About The Guptamoni Mandir

Guptamoni Mandir Khemasuli Historical Durga Mandir Of Ancient Times

The temple’s current structure is not the original one, as there is an abandoned temple to the left of the current building. Legend has it that the early times were struck by lightning, splitting it in two. The temple was inspired by Odisha style, and the top of the temple once had a ‘Chakra of Vishnu’ that is now fragmented. This suggests that it was a temple dedicated to Lord Vishnu.

However, in 1937, a new temple was constructed. The old temple housed a gold statue, but it was stolen between 1903 and 1907. A new touchstone statue was later installed. Historians have revealed that human sacrifices were once offered at the temple, as evidenced by the sacrificial altar in the courtyard. However, this practice was discontinued, and the goddess Durga has since been adorned with the gold ornaments of the landlord’s wife.

To the left of the temple, an ancient tree stands, where people tie red and yellow threads to fulfill their wishes. The temple is surrounded by a dense forest, which seems to act as an attentive watchman. The chanting of the Shabar Pujari and the community of Lodha mesmerizes visitors and echoes throughout the forest.

Goddess Durga is the predominant deity of the temple, with no other idol of any goddess on the inner walls, and numerous pictures of different deities on the outer walls. During Durga Puja, the Chandi Path is not chanted, but a goat or buffalo is sacrificed to allow the process of the puja. The tradition of supplying Goddess Durga’s sarees, flowers, and corals from the king’s house during Durga Puja has been going on for centuries.


At the temple, there are several shops available for devotees and travellers to purchase flowers, sweets, and other items required for performing the puja. The ritual of offering ‘Bhog’ to Goddess Durga takes place daily between 1:00 PM, and non-vegetarian food items such as onion, garlic, and lentils are not included. On Tuesdays and Saturdays, khichdi (a mixed rice and lentil dish) is offered, but rice is cooked every day for the ‘bhog’, and cooking typically starts around 10:00 AM.

If travellers wish to receive ‘Bhog,’ they can obtain coupons from the temple authorities before 10:00 AM, and parcel facilities are also available. The temple also hosts various social rituals such as marriages, thread ceremonies, and rice feedings. However, it is mandatory to submit the marriage registration certificate before the scripture marriage ceremony can be performed at the temple.

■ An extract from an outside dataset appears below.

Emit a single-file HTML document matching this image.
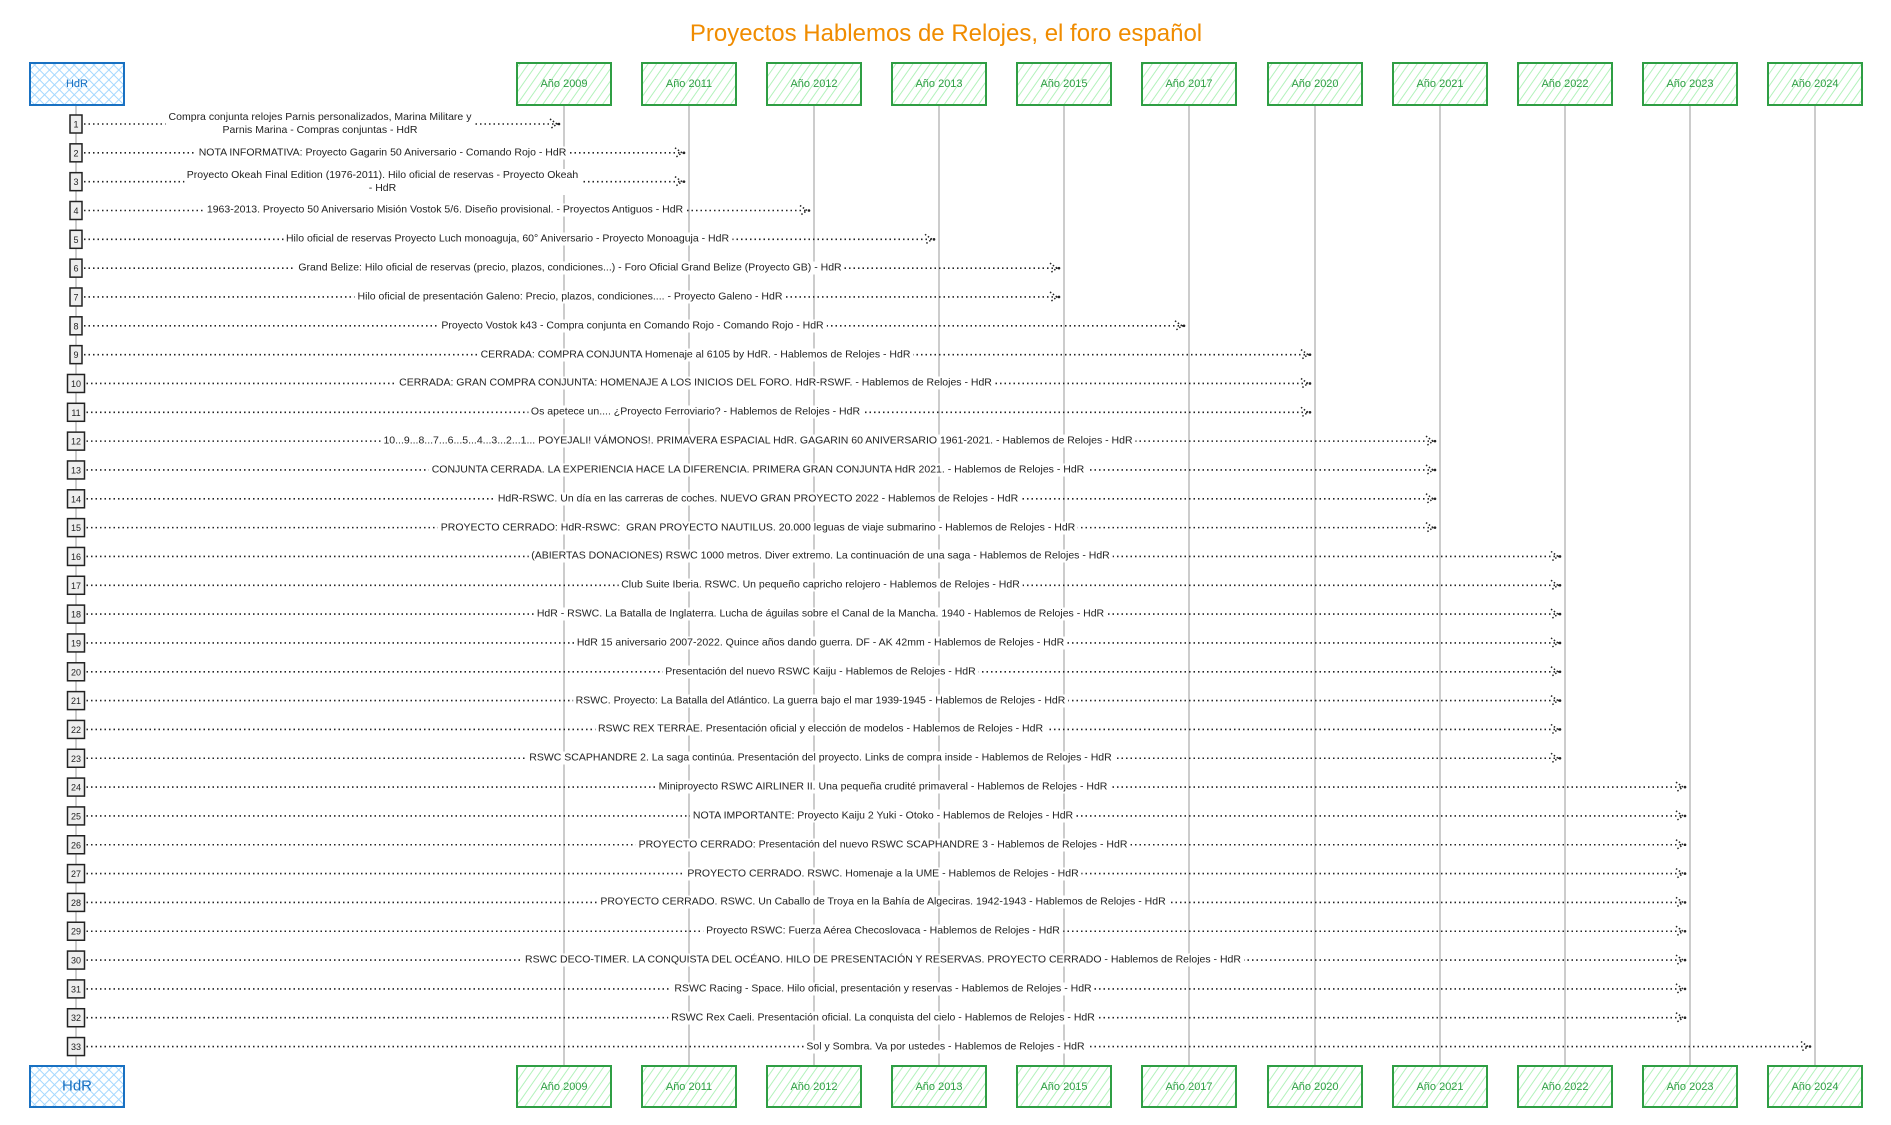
<!DOCTYPE html>
<html><head><meta charset="utf-8"><style>
html,body{margin:0;padding:0;background:#fff;}
body{width:1891px;height:1125px;position:relative;overflow:hidden;font-family:"Liberation Sans",sans-serif;}
.t{position:absolute;transform:translate(-50%,-50%);background:#fff;padding:0 3px;font-size:10.5px;color:#222;white-space:nowrap;text-align:center;line-height:13px;}
.lb{position:absolute;transform:translate(-50%,-50%);font-size:11px;color:#2f9e44;white-space:nowrap;}
</style></head><body>
<svg width="1891" height="1125" style="position:absolute;left:0;top:0">
<defs>
<pattern id="g" width="7" height="7" patternUnits="userSpaceOnUse" patternTransform="rotate(35)"><rect width="7" height="7" fill="#fff"/><line x1="0" y1="0" x2="0" y2="7" stroke="#b2f2bb" stroke-width="2"/></pattern>
<pattern id="b" width="7" height="7" patternUnits="userSpaceOnUse" patternTransform="rotate(45)"><rect width="7" height="7" fill="#fff"/><line x1="0" y1="0" x2="0" y2="7" stroke="#a5d8ff" stroke-width="2"/><line x1="0" y1="0" x2="7" y2="0" stroke="#a5d8ff" stroke-width="2"/></pattern>
</defs>
<text x="946" y="41" text-anchor="middle" font-family="Liberation Sans, sans-serif" font-size="24" fill="#f08c00">Proyectos Hablemos de Relojes, el foro español</text>
<g stroke="#aaa" stroke-width="1.2">
<line x1="76" y1="105" x2="76" y2="1066"/>
<line x1="564" y1="105" x2="564" y2="1066"/><line x1="689" y1="105" x2="689" y2="1066"/><line x1="814" y1="105" x2="814" y2="1066"/><line x1="939" y1="105" x2="939" y2="1066"/><line x1="1064" y1="105" x2="1064" y2="1066"/><line x1="1189" y1="105" x2="1189" y2="1066"/><line x1="1315" y1="105" x2="1315" y2="1066"/><line x1="1440" y1="105" x2="1440" y2="1066"/><line x1="1565" y1="105" x2="1565" y2="1066"/><line x1="1690" y1="105" x2="1690" y2="1066"/><line x1="1815" y1="105" x2="1815" y2="1066"/>
</g>
<g stroke="#1971c2" stroke-width="2" fill="url(#b)">
<rect x="30" y="63" width="94" height="42"/><rect x="30" y="1066" width="94" height="41"/>
</g>
<g stroke="#2f9e44" stroke-width="2" fill="url(#g)" id="boxes"></g>
<g id="rows"></g>
</svg>
<div id="labels"></div>
<script>
var xs=[564,689,814,939,1064,1189,1315,1440,1565,1690,1815];
var names=["Año 2009","Año 2011","Año 2012","Año 2013","Año 2015","Año 2017","Año 2020","Año 2021","Año 2022","Año 2023","Año 2024"];
var bx=document.getElementById('boxes'),NS="http://www.w3.org/2000/svg";
var lab=document.getElementById('labels');
xs.forEach(function(x,i){[[63,42],[1066,41]].forEach(function(p){var r=document.createElementNS(NS,'rect');r.setAttribute('x',x-47);r.setAttribute('y',p[0]);r.setAttribute('width',94);r.setAttribute('height',p[1]);bx.appendChild(r);
var d=document.createElement('div');d.className='lb';d.style.left=x+'px';d.style.top=(p[0]+p[1]/2)+'px';d.textContent=names[i];lab.appendChild(d);});});
var hd=document.createElement('div');hd.className='lb';hd.style.cssText='left:77px;top:84px;color:#1971c2';hd.textContent='HdR';lab.appendChild(hd);
hd=document.createElement('div');hd.className='lb';hd.style.cssText='left:77px;top:1086px;color:#1971c2;font-size:15px';hd.textContent='HdR';lab.appendChild(hd);
</script>
<div id="msgs">
<div class="t" data-r="1" data-t="0">Compra conjunta relojes Parnis personalizados, Marina Militare y<br>Parnis Marina - Compras conjuntas - HdR</div>
<div class="t" data-r="2" data-t="1">NOTA INFORMATIVA: Proyecto Gagarin 50 Aniversario - Comando Rojo - HdR</div>
<div class="t" data-r="3" data-t="1">Proyecto Okeah Final Edition (1976-2011). Hilo oficial de reservas - Proyecto Okeah<br>- HdR</div>
<div class="t" data-r="4" data-t="2">1963-2013. Proyecto 50 Aniversario Misión Vostok 5/6. Diseño provisional. - Proyectos Antiguos - HdR</div>
<div class="t" data-r="5" data-t="3">Hilo oficial de reservas Proyecto Luch monoaguja, 60° Aniversario - Proyecto Monoaguja - HdR</div>
<div class="t" data-r="6" data-t="4">Grand Belize: Hilo oficial de reservas (precio, plazos, condiciones...) - Foro Oficial Grand Belize (Proyecto GB) - HdR</div>
<div class="t" data-r="7" data-t="4">Hilo oficial de presentación Galeno: Precio, plazos, condiciones.... - Proyecto Galeno - HdR</div>
<div class="t" data-r="8" data-t="5">Proyecto Vostok k43 - Compra conjunta en Comando Rojo - Comando Rojo - HdR</div>
<div class="t" data-r="9" data-t="6">CERRADA: COMPRA CONJUNTA Homenaje al 6105 by HdR. - Hablemos de Relojes - HdR</div>
<div class="t" data-r="10" data-t="6">CERRADA: GRAN COMPRA CONJUNTA: HOMENAJE A LOS INICIOS DEL FORO. HdR-RSWF. - Hablemos de Relojes - HdR</div>
<div class="t" data-r="11" data-t="6">Os apetece un.... ¿Proyecto Ferroviario? - Hablemos de Relojes - HdR</div>
<div class="t" data-r="12" data-t="7">10...9...8...7...6...5...4...3...2...1... POYEJALI! VÁMONOS!. PRIMAVERA ESPACIAL HdR. GAGARIN 60 ANIVERSARIO 1961-2021. - Hablemos de Relojes - HdR</div>
<div class="t" data-r="13" data-t="7">CONJUNTA CERRADA. LA EXPERIENCIA HACE LA DIFERENCIA. PRIMERA GRAN CONJUNTA HdR 2021. - Hablemos de Relojes - HdR</div>
<div class="t" data-r="14" data-t="7">HdR-RSWC. Un día en las carreras de coches. NUEVO GRAN PROYECTO 2022 - Hablemos de Relojes - HdR</div>
<div class="t" data-r="15" data-t="7">PROYECTO CERRADO: HdR-RSWC:&nbsp; GRAN PROYECTO NAUTILUS. 20.000 leguas de viaje submarino - Hablemos de Relojes - HdR</div>
<div class="t" data-r="16" data-t="8">(ABIERTAS DONACIONES) RSWC 1000 metros. Diver extremo. La continuación de una saga - Hablemos de Relojes - HdR</div>
<div class="t" data-r="17" data-t="8">Club Suite Iberia. RSWC. Un pequeño capricho relojero - Hablemos de Relojes - HdR</div>
<div class="t" data-r="18" data-t="8">HdR - RSWC. La Batalla de Inglaterra. Lucha de águilas sobre el Canal de la Mancha. 1940 - Hablemos de Relojes - HdR</div>
<div class="t" data-r="19" data-t="8">HdR 15 aniversario 2007-2022. Quince años dando guerra. DF - AK 42mm - Hablemos de Relojes - HdR</div>
<div class="t" data-r="20" data-t="8">Presentación del nuevo RSWC Kaiju - Hablemos de Relojes - HdR</div>
<div class="t" data-r="21" data-t="8">RSWC. Proyecto: La Batalla del Atlántico. La guerra bajo el mar 1939-1945 - Hablemos de Relojes - HdR</div>
<div class="t" data-r="22" data-t="8">RSWC REX TERRAE. Presentación oficial y elección de modelos - Hablemos de Relojes - HdR</div>
<div class="t" data-r="23" data-t="8">RSWC SCAPHANDRE 2. La saga continúa. Presentación del proyecto. Links de compra inside - Hablemos de Relojes - HdR</div>
<div class="t" data-r="24" data-t="9">Miniproyecto RSWC AIRLINER II. Una pequeña crudité primaveral - Hablemos de Relojes - HdR</div>
<div class="t" data-r="25" data-t="9">NOTA IMPORTANTE: Proyecto Kaiju 2 Yuki - Otoko - Hablemos de Relojes - HdR</div>
<div class="t" data-r="26" data-t="9">PROYECTO CERRADO: Presentación del nuevo RSWC SCAPHANDRE 3 - Hablemos de Relojes - HdR</div>
<div class="t" data-r="27" data-t="9">PROYECTO CERRADO. RSWC. Homenaje a la UME - Hablemos de Relojes - HdR</div>
<div class="t" data-r="28" data-t="9">PROYECTO CERRADO. RSWC. Un Caballo de Troya en la Bahía de Algeciras. 1942-1943 - Hablemos de Relojes - HdR</div>
<div class="t" data-r="29" data-t="9">Proyecto RSWC: Fuerza Aérea Checoslovaca - Hablemos de Relojes - HdR</div>
<div class="t" data-r="30" data-t="9">RSWC DECO-TIMER. LA CONQUISTA DEL OCÉANO. HILO DE PRESENTACIÓN Y RESERVAS. PROYECTO CERRADO - Hablemos de Relojes - HdR</div>
<div class="t" data-r="31" data-t="9">RSWC Racing - Space. Hilo oficial, presentación y reservas - Hablemos de Relojes - HdR</div>
<div class="t" data-r="32" data-t="9">RSWC Rex Caeli. Presentación oficial. La conquista del cielo - Hablemos de Relojes - HdR</div>
<div class="t" data-r="33" data-t="10">Sol y Sombra. Va por ustedes - Hablemos de Relojes - HdR</div>
</div>
<script>
var rows=document.getElementById('rows');
document.querySelectorAll('#msgs .t').forEach(function(d){
 var r=+d.getAttribute('data-r'),t=xs[+d.getAttribute('data-t')];
 var y=124+(r-1)*28.83;
 d.style.left=((76+t)/2)+'px';d.style.top=y+'px';
 var w=r>9?17:12;
 var l=document.createElementNS(NS,'line');
 l.setAttribute('x1',76+w/2+2);l.setAttribute('y1',y);l.setAttribute('x2',t-6);l.setAttribute('y2',y);
 l.setAttribute('stroke','#222');l.setAttribute('stroke-width','1.6');l.setAttribute('stroke-dasharray','1.5 3');rows.appendChild(l);
 var p=document.createElementNS(NS,'path');
 p.setAttribute('d','M'+(t-14)+' '+(y-5)+' L'+(t-7)+' '+y+' L'+(t-14)+' '+(y+5));
 p.setAttribute('fill','none');p.setAttribute('stroke','#222');p.setAttribute('stroke-width','1.5');p.setAttribute('stroke-dasharray','1.5 2');rows.appendChild(p);
 var c=document.createElementNS(NS,'circle');c.setAttribute('cx',t-5);c.setAttribute('cy',y);c.setAttribute('r',1.3);c.setAttribute('fill','#222');rows.appendChild(c);
 var b=document.createElementNS(NS,'rect');b.setAttribute('x',76-w/2);b.setAttribute('y',y-9);b.setAttribute('width',w);b.setAttribute('height',18);
 b.setAttribute('fill','#eee');b.setAttribute('stroke','#222');b.setAttribute('stroke-width','1.5');rows.appendChild(b);
 var tx=document.createElementNS(NS,'text');tx.setAttribute('x',76);tx.setAttribute('y',y+3.5);tx.setAttribute('text-anchor','middle');
 tx.setAttribute('font-size','9');tx.setAttribute('font-family','Liberation Sans, sans-serif');tx.setAttribute('fill','#222');tx.textContent=r;rows.appendChild(tx);
});
</script>
</body></html>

Guptamoni Mandir Khemasuli Historical Durga Mandir Of Ancient Times

Address: Maa Guptamoni Temple, Guptamoni, Rajaband, P.S. Jamboni, WB-721513, India.

  • Route from Kharagpur to Guptamoni Temple by road:— Distance: 20 km.
    Destination: Guptamoni Kultikri Road, Dhopasol, WB, India.
  • Route from Kharagpur to Jhargram by train:— Distance: 39 km.
    Fastest train from KGP to JGM:— ISPAT EXPRESS(12872)
  • Route from Jhargram to Guptamoni Temple by road:— Distance: 26km.
  • From Sordia station Toto service is available to Guptamoni Temple.
  • And from Khemashuli station bus service is available to Guptamoni Temple.